What is the meaning of "is" in phrases such as "$y ∈ A$ is the formula $ϕ(y)$"? At first I thought it means the former is an abbreviation of the latter, which would make sense as "$y\in A$" is (formally) not an extended formula. Such notion seems contradictory to the sentence "$A=B$ is the formula $∀x(ϕ \iff ψ)$" as here both are extended formulas, and the author even went through the trouble of stating "$A=B$" is an atomic formula, so it would seem bizarre now claim the expression is an abbreviation for something else.
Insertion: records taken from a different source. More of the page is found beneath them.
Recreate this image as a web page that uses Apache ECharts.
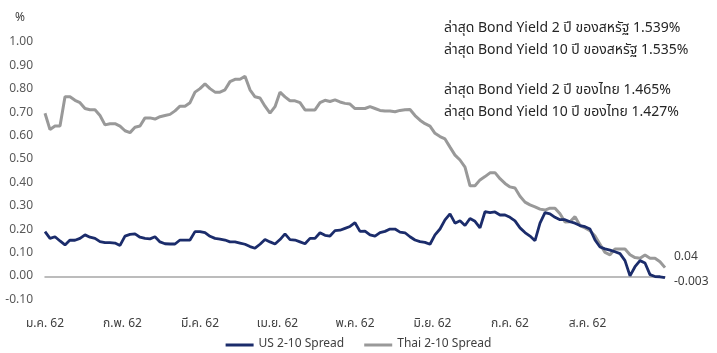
<!DOCTYPE html>
<html>
<head>
<meta charset="utf-8">
<script src="https://cdn.jsdelivr.net/npm/echarts@6/dist/echarts.min.js"></script>
<style>
html,body{margin:0;padding:0;background:#fff;}
#c{width:717px;height:353px;}
</style>
</head>
<body>
<div id="c"></div>
<script>
var FONT = '"Noto Sans Thai","Tahoma","Loma","Garuda","Noto Sans","Open Sans",sans-serif';

var monthLabels = ["ม.ค. 62","ก.พ. 62","มี.ค. 62","เม.ย. 62","พ.ค. 62","มิ.ย. 62","ก.ค. 62","ส.ค. 62",""];

var usSpread = [
0.194,0.165,0.172,0.154,0.137,0.158,0.157,0.165,0.18,0.17,
0.165,0.151,0.147,0.147,0.145,0.135,0.175,0.182,0.184,0.17,
0.165,0.163,0.172,0.15,0.142,0.141,0.141,0.158,0.158,0.158,
0.194,0.194,0.19,0.174,0.165,0.162,0.158,0.15,0.15,0.145,
0.14,0.13,0.123,0.14,0.16,0.15,0.141,0.16,0.184,0.16,
0.158,0.15,0.142,0.165,0.165,0.189,0.178,0.175,0.198,0.20,
0.208,0.216,0.232,0.195,0.196,0.18,0.175,0.19,0.195,0.205,
0.205,0.192,0.189,0.172,0.158,0.151,0.148,0.14,0.18,0.205,
0.244,0.27,0.23,0.24,0.22,0.25,0.238,0.21,0.279,0.275,
0.278,0.265,0.265,0.255,0.24,0.21,0.19,0.175,0.155,0.23,
0.275,0.27,0.255,0.245,0.245,0.236,0.23,0.22,0.215,0.205,
0.158,0.128,0.12,0.115,0.108,0.10,0.07,0.005,0.044,0.07,
0.06,0.01,0.002,0.001,-0.003
];

var thaiSpread = [
0.70,0.63,0.645,0.645,0.77,0.77,0.755,0.745,0.72,0.715,
0.715,0.69,0.65,0.655,0.655,0.645,0.625,0.617,0.64,0.645,
0.68,0.68,0.675,0.685,0.69,0.695,0.71,0.73,0.73,0.745,
0.79,0.805,0.825,0.805,0.79,0.79,0.80,0.835,0.845,0.845,
0.858,0.80,0.77,0.765,0.73,0.70,0.728,0.79,0.77,0.753,
0.753,0.745,0.714,0.714,0.714,0.745,0.755,0.75,0.757,0.748,
0.742,0.739,0.72,0.72,0.72,0.728,0.72,0.712,0.709,0.709,
0.706,0.712,0.715,0.716,0.69,0.67,0.655,0.645,0.614,0.60,
0.59,0.555,0.521,0.50,0.47,0.39,0.39,0.415,0.429,0.445,
0.446,0.42,0.40,0.385,0.38,0.345,0.32,0.308,0.30,0.29,
0.286,0.294,0.294,0.27,0.235,0.236,0.258,0.22,0.21,0.198,
0.175,0.14,0.105,0.095,0.12,0.12,0.12,0.095,0.083,0.08,
0.094,0.08,0.08,0.065,0.04
];

var days = usSpread.map(function(_, i){ return String(i + 1); });

var seriesNames = ["US 2-10 Spread", "Thai 2-10 Spread"];
var endLabels = ["-0.003", "0.04"];

var notes = [
  "ล่าสุด Bond Yield 2 ปี ของสหรัฐ 1.539%",
  "ล่าสุด Bond Yield 10 ปี ของสหรัฐ 1.535%",
  "ล่าสุด Bond Yield 2 ปี ของไทย 1.465%",
  "ล่าสุด Bond Yield 10 ปี ของไทย 1.427%"
];
var noteY = [31, 53, 93, 115];

var chart = echarts.init(document.getElementById('c'), null, {renderer:'canvas'});

var graphics = notes.map(function(t, i){
  return {
    type: 'text', left: 444, top: noteY[i] - 9,
    style: { text: t, fill: '#262626', font: '14px ' + FONT }
  };
});

chart.setOption({
  animation: false,
  backgroundColor: '#ffffff',
  textStyle: { fontFamily: FONT },
  grid: { left: 45, right: 52, top: 43, bottom: 52.6, containLabel: false },
  legend: {
    data: seriesNames,
    top: 334,
    left: 'center',
    icon: 'rect',
    itemWidth: 28,
    itemHeight: 3,
    itemGap: 20,
    textStyle: { fontSize: 12, color: '#404040', fontFamily: FONT }
  },
  xAxis: [
    {
      type: 'category', data: days, boundaryGap: false, position: 'bottom',
      axisLine: { onZero: true, lineStyle: { color: '#a6a6a6', width: 1.5 } },
      axisTick: { show: false }, axisLabel: { show: false }, splitLine: { show: false }
    },
    {
      type: 'category', data: monthLabels, boundaryGap: false, position: 'bottom',
      axisLine: { show: false, onZero: false }, axisTick: { show: false },
      axisLabel: { show: true, interval: 0, margin: 18, fontSize: 12, color: '#404040', fontFamily: FONT },
      splitLine: { show: false }
    }
  ],
  yAxis: {
    type: 'value', min: -0.1, max: 1.0, interval: 0.1,
    name: '%', nameLocation: 'end', nameGap: 18,
    nameTextStyle: { align: 'right', padding: [0, 20, 0, 0], fontSize: 12, color: '#404040' },
    axisLine: { show: false }, axisTick: { show: false }, splitLine: { show: false },
    axisLabel: { margin: 12, fontSize: 12, color: '#595959', formatter: function(v){ return v.toFixed(2); } }
  },
  series: [
    {
      name: seriesNames[1], type: 'line', data: thaiSpread, xAxisIndex: 0,
      showSymbol: false, symbol: 'none',
      lineStyle: { color: '#999999', width: 3 }, itemStyle: { color: '#999999' },
      endLabel: { show: true, formatter: function(){ return endLabels[1]; }, distance: 9, offset: [0, -10],
        fontSize: 12, color: '#404040' }
    },
    {
      name: seriesNames[0], type: 'line', data: usSpread, xAxisIndex: 0,
      showSymbol: false, symbol: 'none',
      lineStyle: { color: '#1b2c6b', width: 2.8 }, itemStyle: { color: '#1b2c6b' },
      endLabel: { show: true, formatter: function(){ return endLabels[0]; }, distance: 9, offset: [0, 5],
        fontSize: 12, color: '#404040' }
    }
  ],
  graphic: graphics
});
</script>
</body>
</html>
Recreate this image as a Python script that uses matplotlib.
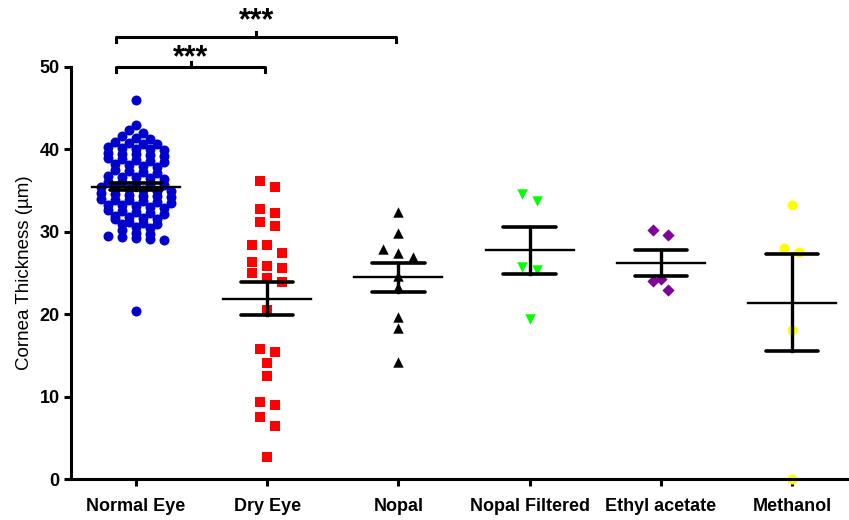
import numpy as np
import matplotlib
matplotlib.use('Agg')
import matplotlib.pyplot as plt

plt.rcParams['font.family'] = ['Liberation Sans', 'DejaVu Sans']

groups = ['Normal Eye', 'Dry Eye', 'Nopal', 'Nopal Filtered', 'Ethyl acetate', 'Methanol']

normal_eye = [46.0, 43.0, 42.3, 42.0, 41.6, 41.4, 41.3, 40.9, 40.8, 40.7, 40.6,
              40.3, 40.2, 40.1, 40.0, 39.9, 39.6, 39.5, 39.4, 39.3, 39.2,
              38.9, 38.8, 38.7, 38.6, 38.5, 38.2, 38.1, 38.0, 37.9,
              37.5, 37.4, 37.2, 37.1, 36.8, 36.7, 36.6, 36.5, 36.4,
              36.1, 36.0, 35.9, 35.8, 35.7, 35.4, 35.3, 35.2, 35.1, 35.0, 34.9,
              34.7, 34.6, 34.5, 34.4, 34.3, 34.2, 34.0, 33.9, 33.8, 33.7, 33.6, 33.5,
              33.3, 33.2, 33.1, 33.0, 32.9, 32.6, 32.5, 32.4, 32.3, 32.2,
              31.9, 31.8, 31.7, 31.6, 31.5, 31.2, 31.1, 31.0, 30.9,
              30.6, 30.4, 30.2, 29.9, 29.7, 29.5, 29.4, 29.2, 29.1, 29.0, 20.4]
dry_eye = [36.2, 35.4, 32.8, 32.3, 31.2, 30.7, 28.4, 28.4, 27.4, 26.3, 25.9, 25.6,
           25.0, 23.9, 24.4, 20.5, 15.8, 15.4, 14.1, 12.5, 9.3, 9.0, 7.5, 6.4, 2.7]
nopal = [32.4, 29.9, 27.4, 27.9, 26.9, 24.6, 23.3, 19.7, 18.3, 14.2]
nopal_filtered = [33.7, 34.6, 25.7, 25.4, 19.4]
ethyl_acetate = [30.2, 29.6, 24.3, 24.0, 22.9]
methanol = [33.2, 27.6, 28.0, 18.1, 0.0]

data = [normal_eye, dry_eye, nopal, nopal_filtered, ethyl_acetate, methanol]
colors = ['#0000CC', '#FF0000', '#000000', '#00FF00', '#800099', '#FFFF00']
markers = ['o', 's', '^', 'v', 'D', 'o']
msizes = [7.2, 7.8, 7.5, 7.5, 6.2, 7.2]   # points
row_h = [0.6, 1.2, 1.2, 1.2, 1.2, 1.2]
col_w = [0.106, 0.114, 0.114, 0.114, 0.114, 0.114]

fig = plt.figure(figsize=(8.49, 5.2), dpi=100)
ax = fig.add_axes([0.0836, 0.0788, 0.9164, 0.7924])
ax.set_xlim(-0.496, 5.435)
ax.set_ylim(0, 50)


def scatter_offsets(vals, h, w):
    # group close values into rows and centre each row (column scatter)
    vals = np.asarray(vals, float)
    order = np.argsort(vals)
    offs = np.zeros(len(vals))
    rows, cur = [], [order[0]]
    for j in order[1:]:
        if vals[j] - vals[cur[0]] < h:
            cur.append(j)
        else:
            rows.append(cur)
            cur = [j]
    rows.append(cur)
    for r in rows:
        r = sorted(r, key=lambda k: -vals[k])
        n = len(r)
        for k, idx in enumerate(r):
            offs[idx] = (k - (n - 1) / 2) * w
    return offs


for i, vals in enumerate(data):
    off = scatter_offsets(vals, row_h[i], col_w[i])
    ax.scatter(i + off, vals, s=msizes[i] ** 2, marker=markers[i], color=colors[i],
               linewidths=0, zorder=2, clip_on=False)
    v = np.array(vals)
    m = v.mean()
    sem = v.std(ddof=1) / np.sqrt(len(v))
    ax.plot([i - 0.335, i + 0.335], [m, m], color='black', lw=1.7, zorder=3)
    ax.plot([i, i], [m - sem, m + sem], color='black', lw=2.4, zorder=3)
    ax.plot([i - 0.2, i + 0.2], [m + sem, m + sem], color='black', lw=2.6, zorder=3,
            solid_capstyle='round')
    ax.plot([i - 0.2, i + 0.2], [m - sem, m - sem], color='black', lw=2.6, zorder=3,
            solid_capstyle='round')

# significance brackets
for x1, x2, y, ys in [(-0.15, 0.985, 50.0, 51.0), (-0.15, 1.98, 53.6, 55.6)]:
    xc = (x1 + x2) / 2
    ax.plot([x1, x1, x2, x2], [y - 0.6, y, y, y - 0.6], color='black', lw=2.2,
            clip_on=False, solid_joinstyle='round')
    ax.plot([xc, xc], [y, y + 0.6], color='black', lw=2.2, clip_on=False)
    ax.text(xc, ys, '***', ha='center', va='center', fontsize=22, fontweight='bold')

ax.spines['top'].set_visible(False)
ax.spines['right'].set_visible(False)
ax.spines['left'].set_linewidth(2.2)
ax.spines['bottom'].set_linewidth(2.2)
ax.set_xticks(range(len(groups)))
ax.set_xticklabels(groups, fontsize=13, fontweight='bold')
ax.set_yticks(np.arange(0, 51, 10))
ax.set_yticklabels([str(t) for t in range(0, 51, 10)], fontsize=13, fontweight='bold')
ax.tick_params(axis='x', length=5, width=2.2, pad=9)
ax.tick_params(axis='y', length=5, width=2.2, pad=3)
ax.set_ylabel('Cornea Thickness (µm)', fontsize=13.5, labelpad=5)

fig.savefig('out.png', dpi=100)
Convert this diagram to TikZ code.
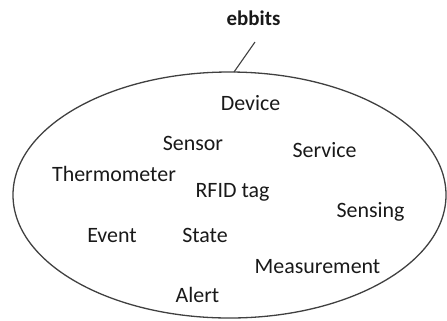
\documentclass[tikz,border=0pt]{standalone}
\usepackage{fontspec}
\setmainfont{Carlito}
\usetikzlibrary{shapes.geometric}
\begin{document}
\begin{tikzpicture}[x=1bp,y=-1bp,
  lbl/.style={anchor=base,inner sep=0pt,font=\fontsize{22}{26}\selectfont,text=black!90},
  outline/.style={draw=black!75,line width=1.3bp}]
\useasboundingbox (0,0) rectangle (447,320);
\node[outline,ellipse,minimum width=433bp,minimum height=246bp,inner sep=0pt] (set) at (229.5,195) {};
\node[lbl,font=\fontsize{21}{25}\selectfont\bfseries] (title) at (253.5,25) {ebbits};
\coordinate (lineTop) at (255,42);
\coordinate (lineBot) at (234,72);
\draw[outline,line width=1.1bp] (lineTop) -- (lineBot);
\node[lbl] (device) at (250.5,110) {Device};
\node[lbl] (sensor) at (193,150) {Sensor};
\node[lbl] (service) at (324.5,157) {Service};
\node[lbl] (thermo) at (114,181) {Thermometer};
\node[lbl] (rfid) at (232.5,197) {RFID tag};
\node[lbl] (sensing) at (370.5,217) {Sensing};
\node[lbl] (event) at (112,242) {Event};
\node[lbl] (state) at (205,242) {State};
\node[lbl] (meas) at (317.5,273) {Measurement};
\node[lbl] (alert) at (197.5,302) {Alert};
\end{tikzpicture}
\end{document}
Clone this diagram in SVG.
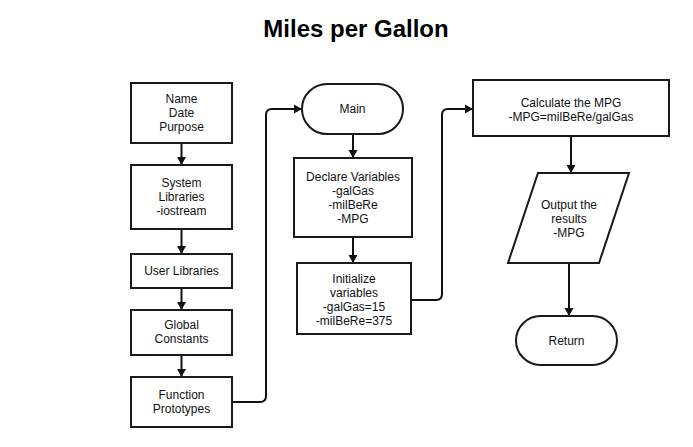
<svg xmlns="http://www.w3.org/2000/svg" width="693" height="447" viewBox="0 0 693 447">
<style>
.shape{fill:#fff;stroke:#1a1a1a;stroke-width:2}
.t{font-family:"Liberation Sans",Arial,sans-serif;font-size:12px;fill:#111;text-anchor:middle}
.title{font-family:"Liberation Sans",Arial,sans-serif;font-size:24px;font-weight:bold;fill:#000;text-anchor:middle}
.c{fill:none;stroke:#111;stroke-width:2}
</style>
<defs>
<marker id="ah" markerUnits="userSpaceOnUse" markerWidth="10" markerHeight="10" refX="8" refY="5" orient="auto" viewBox="0 0 10 10">
<path d="M0,0.5 L8,5 L0,9.5 z" fill="#111"/>
</marker>
</defs>
<rect width="693" height="447" fill="#fff"/>
<text class="title" x="356" y="37">Miles per Gallon</text>

<g id="connectors">
<path class="c" d="M181.5 143 V165" marker-end="url(#ah)"/>
<path class="c" d="M181.5 229 V254" marker-end="url(#ah)"/>
<path class="c" d="M181.5 288 V310" marker-end="url(#ah)"/>
<path class="c" d="M181.5 355 V377" marker-end="url(#ah)"/>
<path class="c" d="M232 402 H260 Q266 402 266 396 V115 Q266 109 272 109 H302" marker-end="url(#ah)"/>
<path class="c" d="M353 134 V158" marker-end="url(#ah)"/>
<path class="c" d="M353 237 V263" marker-end="url(#ah)"/>
<path class="c" d="M411 300 H436 Q442 300 442 294 V115 Q442 109 448 109 H473" marker-end="url(#ah)"/>
<path class="c" d="M571 136 V173" marker-end="url(#ah)"/>
<path class="c" d="M569 263 V316" marker-end="url(#ah)"/>
</g>

<g id="n-name">
<rect class="shape" x="131" y="83" width="101" height="60"/>
<text class="t" x="181.5" y="103">Name</text>
<text class="t" x="181.5" y="117">Date</text>
<text class="t" x="181.5" y="131">Purpose</text>
</g>
<g id="n-syslib">
<rect class="shape" x="131" y="165" width="101" height="64"/>
<text class="t" x="181.5" y="187">System</text>
<text class="t" x="181.5" y="201">Libraries</text>
<text class="t" x="181.5" y="215">-iostream</text>
</g>
<g id="n-userlib">
<rect class="shape" x="131" y="254" width="101" height="34"/>
<text class="t" x="181.5" y="275">User Libraries</text>
</g>
<g id="n-global">
<rect class="shape" x="131" y="310" width="101" height="45"/>
<text class="t" x="181.5" y="329">Global</text>
<text class="t" x="181.5" y="343">Constants</text>
</g>
<g id="n-proto">
<rect class="shape" x="131" y="377" width="101" height="50"/>
<text class="t" x="181.5" y="399">Function</text>
<text class="t" x="181.5" y="413">Prototypes</text>
</g>
<g id="n-main">
<rect class="shape" x="302" y="84" width="101" height="50" rx="25" ry="25"/>
<text class="t" x="352.5" y="113">Main</text>
</g>
<g id="n-declare">
<rect class="shape" x="294" y="158" width="118" height="79"/>
<text class="t" x="353" y="181">Declare Variables</text>
<text class="t" x="353" y="195">-galGas</text>
<text class="t" x="353" y="209">-milBeRe</text>
<text class="t" x="353" y="223">-MPG</text>
</g>
<g id="n-init">
<rect class="shape" x="297" y="263" width="114" height="71"/>
<text class="t" x="354" y="283">Initialize</text>
<text class="t" x="354" y="297">variables</text>
<text class="t" x="354" y="311">-galGas=15</text>
<text class="t" x="354" y="325">-milBeRe=375</text>
</g>
<g id="n-calc">
<rect class="shape" x="473" y="80" width="196" height="56"/>
<text class="t" x="571" y="107">Calculate the MPG</text>
<text class="t" x="571" y="121">-MPG=milBeRe/galGas</text>
</g>
<g id="n-output">
<polygon class="shape" points="538,173 629,173 599,263 508,263"/>
<text class="t" x="569" y="209">Output the</text>
<text class="t" x="569" y="223">results</text>
<text class="t" x="569" y="237">-MPG</text>
</g>
<g id="n-return">
<rect class="shape" x="516" y="316" width="101" height="49" rx="24.5" ry="24.5"/>
<text class="t" x="566.5" y="345">Return</text>
</g>
</svg>
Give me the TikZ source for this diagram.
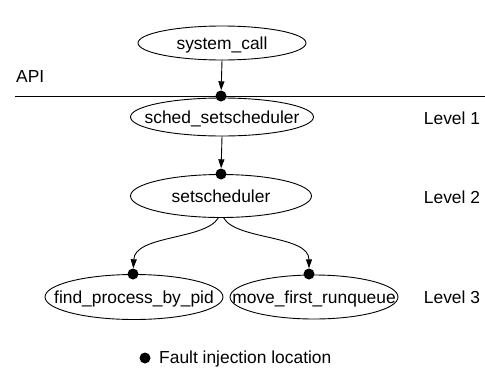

What do the authors mean in this last passage then?
This is a bit different than I'm accustomed to, but it seems to check out.
Usually I think of a "class" in ZFC as an informal way of talking about its defining formula, but here they are thinking of "class" in a more technical way as a term (term in the extended language, not $\mathcal L_{ZF}$). For instance, they stipulate that "variables are classes" (you omitted this part) . With this in mind, $y\in A$ is an extended formula (once you substitute a class for $A$).
I don't understand your comment that $A=B$ and $\forall x(\phi \iff \psi)$ are both extended formulas... the second is an $\mathcal L_{ZF}$ formula (but I don't see what the problem would be if it were an extended formula... as they mention in the last sentence of page 8, they could have allowed nested classes, in which case you'd just need to reduce it again).
The meaning of "is" is that we reduce the extended language to $\mathcal L_{ZF}$ (i.e. eliminate all the $\{x:\phi\}$ terms) by replacing $y\in \{x:\phi(x)\}$ by $\phi(y)$ and so on. I don't know that there's any huge difference between saying it this way and saying that $y\in\{x:\phi(x)\}$ is an abbreviation for $\phi(y).$
On a side note, maybe it's just curiosity on your part, but there's not really any great reason to follow this part of the book closely. Nothing after the first couple of sections depends on the formal details spelled out here. (And this book isn't probably going to be useful unless you already have some comfortability with set theory.)